Insufficient Sample Size
With very small budgets, you may get only 20–30 clicks per variant. That's not enough to draw reliable conclusions. Aim for at least 50 clicks per variant; 100 is better. If your budget can't reach that, consider using a metric like cost per click instead of conversion rate, which requires fewer data points.
Platform Algorithm Biases
Low-budget campaigns may not get enough delivery for the platform's algorithm to optimize. To mitigate, use manual bidding where possible, and set a minimum delivery threshold (e.g., at least 1,000 impressions) before analyzing results.
Ignoring the Control Group
Always include a control (your current best ad or a simple baseline). Without it, you have no way to measure improvement. Even a generic ad can serve as a control.
Decision Checklist: Is Playground Budget Testing Right for You?
This approach isn't for every situation. Use this checklist to decide if it fits your needs.
When to Use Playground Testing
- You have a limited budget (under $500) and want to explore multiple ideas.
- You are new to advertising and want to learn without high risk.
- You have a clear hypothesis about what might work.
- You can measure a simple engagement metric (clicks, views, sign-ups).
- You are willing to run multiple small tests over time.
When to Consider a Larger Budget Instead
- You need to test conversion rate for a high-value product (e.g., $1,000+).
- Your target audience is extremely narrow and requires high bids to reach.
- You need statistically significant results quickly (within a week).
- You are testing a channel that requires a minimum spend (e.g., LinkedIn Ads).
Mini-FAQ
Q: How do I know if my test results are reliable with such small data?
A: Focus on relative differences between variants rather than absolute numbers. If one variant gets 5% click-through rate and another gets 10%, that's a meaningful gap even with only 200 impressions each. Use online significance calculators (many are free) to check if the difference is likely not due to chance.
Q: What if both variants perform poorly?
A: That's valuable data—it suggests the core idea or targeting is off. Go back to your hypothesis and adjust the offer, audience, or creative. Sometimes a poor result saves you from a larger failed campaign.
Q: Can I test on multiple platforms simultaneously with a small budget?
A: It's better to focus on one platform at a time. Spreading $20 across three platforms will give you too few data points on each. Pick one platform based on where your audience is most active.

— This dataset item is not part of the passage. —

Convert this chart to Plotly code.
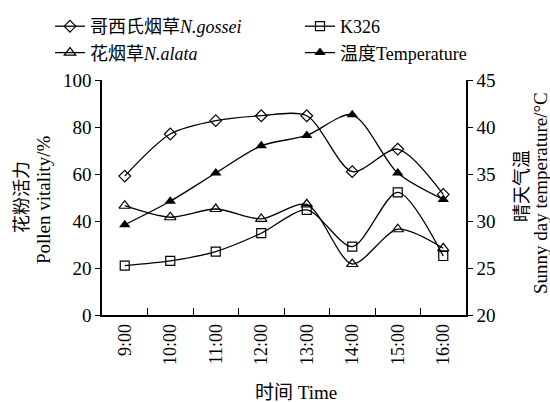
import plotly.graph_objects as go

times = ["9:00", "10:00", "11:00", "12:00", "13:00", "14:00", "15:00", "16:00"]
gossei = [59.1, 77.0, 82.7, 84.8, 84.8, 61.0, 70.6, 51.3]
k326 = [21.0, 23.0, 27.0, 34.8, 44.7, 29.1, 52.2, 25.1]
alata = [46.5, 41.6, 45.1, 40.9, 47.1, 21.7, 36.5, 28.4]
temperature = [29.6, 32.1, 35.1, 38.0, 39.1, 41.3, 35.1, 32.3]

FONT = "Liberation Serif, Times New Roman, Noto Sans CJK SC, serif"
line = dict(color="black", width=1.3, shape="spline", smoothing=0.8)

# plot area in pixels
L, R, T, B = 102, 466, 80, 315
W, H = 550, 402
def px(xp):
    return (xp - L) / (R - L)
def py(yp):
    return (B - yp) / (B - T)

fig = go.Figure()
fig.add_trace(go.Scatter(x=times, y=gossei, name="哥西氏烟草<i>N.gossei</i>", mode="lines+markers",
                         legend="legend", line=line,
                         marker=dict(symbol="diamond-open", size=9, color="black", line=dict(width=1.2))))
fig.add_trace(go.Scatter(x=times, y=alata, name="花烟草<i>N.alata</i>", mode="lines+markers",
                         legend="legend", line=line,
                         marker=dict(symbol="triangle-up-open", size=10, color="black", line=dict(width=1.2))))
fig.add_trace(go.Scatter(x=times, y=k326, name="K326", mode="lines+markers",
                         legend="legend2", line=line,
                         marker=dict(symbol="square-open", size=9, color="black", line=dict(width=1.2))))
fig.add_trace(go.Scatter(x=times, y=temperature, name="温度Temperature", mode="lines+markers", yaxis="y2",
                         legend="legend2", line=line,
                         marker=dict(symbol="triangle-up", size=10, color="black")))

legend_common = dict(orientation="v", xanchor="left", yanchor="top", y=py(8),
                     itemwidth=30, font=dict(size=18), bgcolor="rgba(0,0,0,0)", tracegroupgap=0)

fig.update_layout(
    width=W, height=H,
    margin=dict(l=L, r=W - R, t=T, b=H - B, autoexpand=False),
    paper_bgcolor="white", plot_bgcolor="white",
    font=dict(family=FONT, size=17, color="black"),
    showlegend=True,
    legend=dict(x=px(50), **legend_common),
    legend2=dict(x=px(300), **legend_common),
    xaxis=dict(type="category", range=[-0.5, 7.5], tickson="boundaries", ticks="inside", ticklen=7,
               tickcolor="black", showline=True, linecolor="black", linewidth=1.5, showgrid=False,
               tickangle=-90, zeroline=False, tickfont=dict(size=18)),
    yaxis=dict(range=[0, 100], dtick=20, ticks="outside", ticklen=5, tickcolor="black",
               showline=True, linecolor="black", linewidth=1.5, showgrid=False, zeroline=False,
               tickfont=dict(size=19)),
    yaxis2=dict(range=[20, 45], dtick=5, overlaying="y", side="right", ticks="outside", ticklen=5,
                tickcolor="black", showline=True, linecolor="black", linewidth=1.5, showgrid=False,
                zeroline=False, tickfont=dict(size=19)),
)

titles = [
    ("花粉活力", 22, 197, 18),
    ("Pollen vitality/%", 43, 200, 19),
    ("晴天气温", 522, 186, 18),
    ("Sunny day temperature/°C", 540, 193, 19),
]
for text, xp, yp, size in titles:
    fig.add_annotation(text=text, xref="paper", yref="paper", x=px(xp), y=py(yp),
                       xanchor="center", yanchor="middle", textangle=-90, showarrow=False,
                       font=dict(size=size))
fig.add_annotation(text="时间 Time", xref="paper", yref="paper", x=px(296), y=py(392),
                   xanchor="center", yanchor="middle", showarrow=False, font=dict(size=19))

fig.write_html("out.html", config={"displayModeBar": False},
               post_script="document.body.style.margin='0';document.body.style.overflow='hidden';")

Synthesis and Next Actions
Testing ad ideas on a playground budget is not about getting rich quick—it's about learning efficiently. By treating each small test as an experiment, you build a foundation of knowledge that reduces risk and increases the odds of success when you scale. The key is to start small, be systematic, and document everything.
Your Next 7-Day Plan
- Choose one ad idea you've been curious about.
- Write a hypothesis and define your success metric.
- Create two ad variations (control and test).
- Set up a campaign on a low-cost platform with a $20 budget.
- Run the test for 72 hours, then analyze results.
- Decide whether to iterate, scale, or discard the idea.
- Log the outcome in a simple spreadsheet for future reference.
Remember, even a failed test is a success if it teaches you something. Over time, these small experiments compound into a deep understanding of your audience and what makes them click. Start with pocket change and paperclips—you might be surprised at what you discover.